Then I recommend investing in some magic. There's an old-established
business JW Wells & Co, Family Sorcerers. They've a first-rate
assortment of magic, and for raising a posthumous shade with effects
that are comic, or tragic, there's no cheaper house in the trade! If
anyone anything lacks, he'll find it all ready in stacks, if he'll
only look in on the resident Djinn, number seventy, Simmery Axe!

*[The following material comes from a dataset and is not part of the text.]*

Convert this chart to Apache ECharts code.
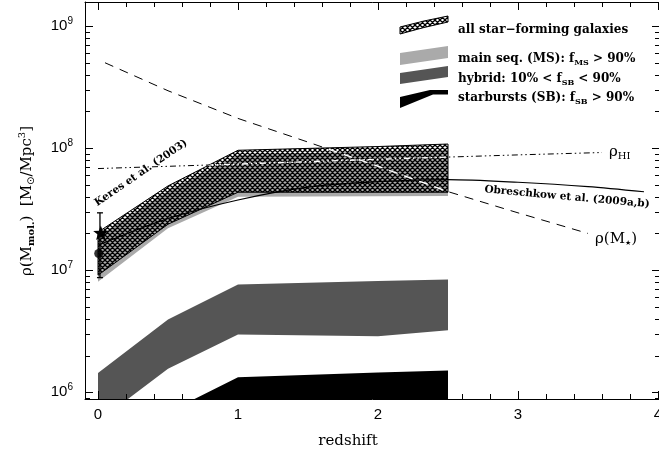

Seriously, you're asking for something that's beyond the power of
humans or computers. You want to identify that something's the same
file, without tracking the change or having any identifiable tag.
That's a fundamentally impossible task.

ChrisA

[toc] | [prev] | [next] | [standalone]

#37181

From	Ferrous Cranus <nikos.gr33k@gmail.com>
Date	2013-01-21 04:06 -0800
Message-ID	<239abe33-fa5b-41a9-ae80-5260b9b1bd9c@googlegroups.com>
In reply to	#37173

Τη Δευτέρα, 21 Ιανουαρίου 2013 11:31:24 π.μ. UTC+2, ο χρήστης Chris Angelico έγραψε:
> On Mon, Jan 21, 2013 at 8:19 PM, Ferrous Cranus <nikos.gr33k@gmail.com> wrote:
> 
> > This python script acts upon websites other people use and
> 
> > every html templates has been written by different methods(notepad++, dreamweaver, joomla).
> 
> >
> 
> > Renames and  moves are performed, either by shell access or either by cPanel access by website owners.
> 
> >
> 
> > That being said i have no control on HOW and WHEN users alter their html pages.
> 
> 
> 
> Then I recommend investing in some magic. There's an old-established
> 
> business JW Wells & Co, Family Sorcerers. They've a first-rate
> 
> assortment of magic, and for raising a posthumous shade with effects
> 
> that are comic, or tragic, there's no cheaper house in the trade! If
> 
> anyone anything lacks, he'll find it all ready in stacks, if he'll
> 
> only look in on the resident Djinn, number seventy, Simmery Axe!
> 
> 
> 
> Seriously, you're asking for something that's beyond the power of
> 
> humans or computers. You want to identify that something's the same
> 
> file, without tracking the change or having any identifiable tag.
> 
> That's a fundamentally impossible task.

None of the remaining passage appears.